TIMon: As the moon does, by wanting light to give;
But then renew I could not, like the moon;
There were no suns to borrow of.


MR: Funny that this should come up. I was just reading an essay-in-progress
by my friend, former student, and soon-to-be-co-author Tiffany DeRewal.
Tiffany has noticed several intriguing correspondences between PF and the
Introduction by H.J. Oliver that appears in the 1959 Arden edition of Timon.

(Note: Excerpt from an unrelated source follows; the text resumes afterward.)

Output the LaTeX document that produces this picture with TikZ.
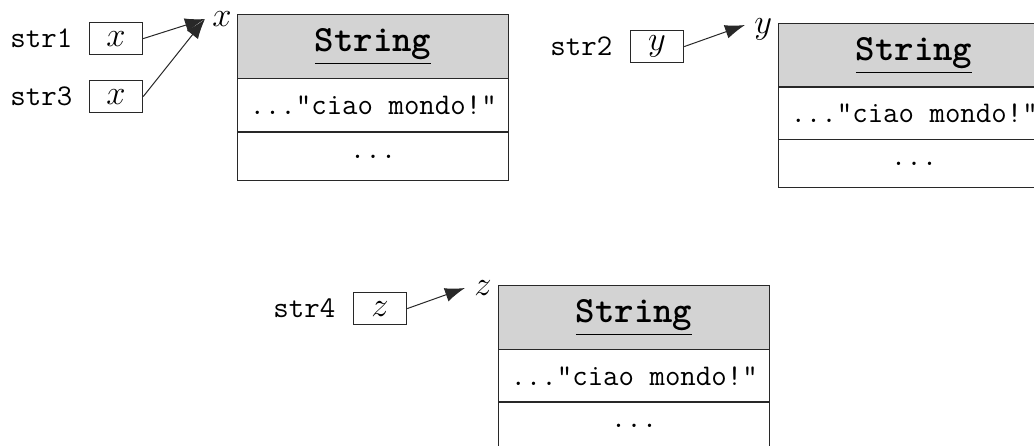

Oliver specifically points to the passage Stan quotes above, as proof of a
single author theory. Oliver believes the passage, and others, show the
author's use of counterpoint, which Oliver says is the "dramatic principle
on which Timon of Athens is constructed." According to Oliver, only a theory
of single authorship can account for the various contrapuntal, mirror-like
figures that occur throughout the play--only a single consciousness could
have conceived and constructed all of the interconnected parts. The
contrapuntal elements "set off against each other the reactions of one man
to different situations, and the reactions of different men to the same
situation." This structure, Oliver points out, is similar to some "modern
novels" like Huxley's Point Counter Point. [Let me emphasize once again that
this is all Tiffany's insight, which I am passing on to the list. By the
way, is there any evidence that VN knew of Oliver's intro?]

The passage above, it seems to me, nicely illuminates Kinbote's situation.
Gerard De Vries has argued that Shade is associated with the sun (Kinbote
says his mother's name comes from Luke, light-giver) and Kinbote the moon.
Once his poet is gone, and especially once the commentary is finished,
Kinbote has no sun to reflect and so must be extinguished.